The research activities of the OCP are harnessing emerging computer technologies to deliver relevant heritage resource management information to the people responsible for making decisions that affect the social, economic, and cultural welfare of Louisiana communities. As part of its service mission, the OCP is providing communities with access to the design and technical resources that will help them visualize strategies for revitalization, make better-informed management decisions, and cost- effectively contract for services from private sector design and planning professionals.

By applying its heritage conservation expertise and technological capabilities to community revitalization challenges, the OCP is also providing important educational experiences for LSU students. In fact, in the School of Architecture's most recent accreditation review (Spring, 1993), the heritage conservation activities and computer-based research, service, and teaching initiatives of the faculty and students associated with the Office of Community Preservation were cited first in a list of program strengths as the School earned the maximum accreditation (5 years). The accrediting report stated:

"The Historic Preservation Program benefits the School, the University, and the citizens of Louisiana. It reinforces appreciation of regional heritage, demonstrates the computer's potential, and generates research funding."

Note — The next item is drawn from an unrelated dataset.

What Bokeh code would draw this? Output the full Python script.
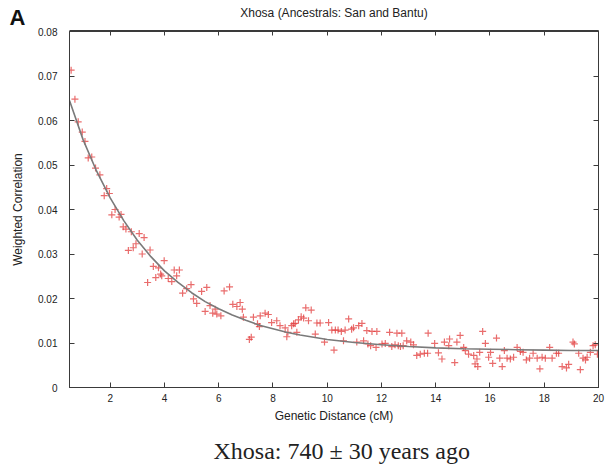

As a result of its efforts to raise heritage consciousness, provide technical support, and promote community revitalization through the development and application of computer-based tools and techniques for heritage conservation, the OCP is making a significant contribution, both directly and indirectly, to enhancing the economic well-being of the state. With the continuing efforts of faculty and students, and financial support from public and private sector sources, the OCP will be able to make increasingly important contributions to sustaining the cultural integrity of Louisiana communities.